President Donald Trump’s declaration that Republicans are drafting legislation to sanction any country doing business with Russia signals one of Washington’s most expansive attempts yet to restrict Moscow’s wartime revenues. The move also raises fresh questions about how U.S. pressure will affect the Balkans, a region where several governments remain deeply exposed to Russian energy and financial influence.
Trump said countries trading with Russia would be “very strongly sanctioned” and suggested Iran could also be targeted. The proposal marks a potential shift toward sweeping secondary sanctions that could hit not only Moscow but also foreign governments whose energy purchases maintain Russia’s export income.

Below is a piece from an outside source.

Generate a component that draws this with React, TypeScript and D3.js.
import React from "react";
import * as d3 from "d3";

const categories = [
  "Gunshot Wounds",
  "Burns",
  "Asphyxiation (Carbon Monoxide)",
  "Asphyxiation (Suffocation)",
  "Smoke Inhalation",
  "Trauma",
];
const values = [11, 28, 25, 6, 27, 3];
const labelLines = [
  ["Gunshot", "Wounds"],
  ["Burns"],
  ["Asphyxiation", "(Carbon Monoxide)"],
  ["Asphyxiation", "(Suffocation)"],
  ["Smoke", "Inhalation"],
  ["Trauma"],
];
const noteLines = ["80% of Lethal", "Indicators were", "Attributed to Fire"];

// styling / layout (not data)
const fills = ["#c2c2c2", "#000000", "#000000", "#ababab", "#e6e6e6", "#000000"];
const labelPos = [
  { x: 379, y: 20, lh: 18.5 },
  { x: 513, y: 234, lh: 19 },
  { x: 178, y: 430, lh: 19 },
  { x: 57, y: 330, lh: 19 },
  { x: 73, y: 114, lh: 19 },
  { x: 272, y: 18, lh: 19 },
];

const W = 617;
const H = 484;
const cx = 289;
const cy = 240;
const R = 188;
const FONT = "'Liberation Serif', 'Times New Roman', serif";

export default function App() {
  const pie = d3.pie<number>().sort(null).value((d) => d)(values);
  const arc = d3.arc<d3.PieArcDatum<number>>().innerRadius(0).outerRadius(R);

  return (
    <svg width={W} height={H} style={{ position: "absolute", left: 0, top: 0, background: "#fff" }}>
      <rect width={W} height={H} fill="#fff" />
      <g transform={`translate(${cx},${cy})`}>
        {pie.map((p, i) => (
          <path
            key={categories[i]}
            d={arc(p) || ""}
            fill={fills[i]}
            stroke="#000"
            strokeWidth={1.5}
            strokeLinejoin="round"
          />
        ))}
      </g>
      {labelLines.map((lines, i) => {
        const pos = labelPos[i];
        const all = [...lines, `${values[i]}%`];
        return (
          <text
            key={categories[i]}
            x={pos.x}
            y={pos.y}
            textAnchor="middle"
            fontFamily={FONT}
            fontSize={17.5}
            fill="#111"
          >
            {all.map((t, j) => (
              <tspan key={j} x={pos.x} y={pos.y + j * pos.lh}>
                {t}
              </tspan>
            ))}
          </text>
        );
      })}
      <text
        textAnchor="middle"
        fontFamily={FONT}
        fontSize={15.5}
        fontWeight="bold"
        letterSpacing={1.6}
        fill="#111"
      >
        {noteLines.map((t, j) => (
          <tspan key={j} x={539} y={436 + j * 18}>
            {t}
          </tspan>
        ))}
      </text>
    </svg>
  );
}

Serbia faces heightened pressure over Russian energy ties
Among European countries, Serbia would likely face the most immediate impact. Serbia’s state energy companies maintain long-standing contracts with Russia’s Gazprom and rely heavily on Russian natural gas transported through the TurkStream pipeline. Belgrade has resisted aligning with EU sanctions since the invasion of Ukraine, arguing that cutting ties with Russian suppliers would threaten its economy and energy security.
Any U.S. legislation penalising countries that continue doing business with Russia could force President Aleksandar Vučić’s government into a difficult strategic choice between preserving stable gas deliveries and avoiding punitive American measures. Serbian officials have already warned that previous U.S. actions, including sanctions on Russian oil producer Lukoil, could disrupt domestic fuel supply chains.
Bosnia, North Macedonia and Montenegro exposed to market shocks
Other Western Balkan economies — particularly Bosnia and Herzegovina, North Macedonia, and Montenegro — do not buy Russian energy directly but remain vulnerable to market volatility. All three depend on regional energy hubs where Russian gas plays a significant role, meaning disruptions or price spikes triggered by sanctions on major buyers such as India or China could cascade into the Balkan electricity and heating sectors.
North Macedonia, which relies on imported gas and cross-border electricity purchases, has previously warned that sudden supply shocks could strain state budgets and complicate EU-aligned energy transition plans.
EU candidate states torn between Brussels and Washington
The proposed U.S. sanctions could also intensify political pressure on Balkan countries seeking to advance EU membership. Brussels has already urged all candidates — including Albania, Kosovo, North Macedonia, and Montenegro — to fully align with the EU’s foreign policy stance toward Russia.
If Washington adopts even stricter measures, regional governments may be confronted with a dual expectation from both the EU and the United States to reduce remaining Russian ties, including in energy, finance and telecommunications. Analysts say that could accelerate diversification efforts but also inflame domestic political divisions in societies where pro-Russian narratives remain influential.
Secondary sanctions could reshape regional trade
Bloomberg reported that related Senate proposals would authorise tariffs of up to 500% on imports from countries deemed insufficiently supportive of Ukraine. While primarily aimed at major buyers such as India and China, expanded secondary sanctions could complicate regional relationships with sanctioned Russian entities operating in the Balkans through subsidiaries.
Russian banks and companies retain a footprint in Serbia, Bosnia’s Republika Srpska, and parts of Montenegro, raising the possibility that local transactions could come under scrutiny. Past measures against Russian-linked banks have already forced governments to reorganise supply chains and payment systems.
Wider geopolitical implications
For Balkan leaders, Washington’s more aggressive posture could narrow room for diplomatic balancing between East and West — a strategy that some governments have maintained for decades. With Moscow seeking to preserve influence in the region and Beijing expanding infrastructure financing, a broad U.S. sanctions framework may push the Balkans more firmly into Western alignment, though at potentially high economic cost.
As details of the Republican proposal remain under discussion, regional governments are watching closely. Any broad expansion of U.S. penalties on Russian energy trade could reverberate quickly through Balkan economies, testing their capacity to adjust at a time of political fragility and ongoing EU enlargement negotiations.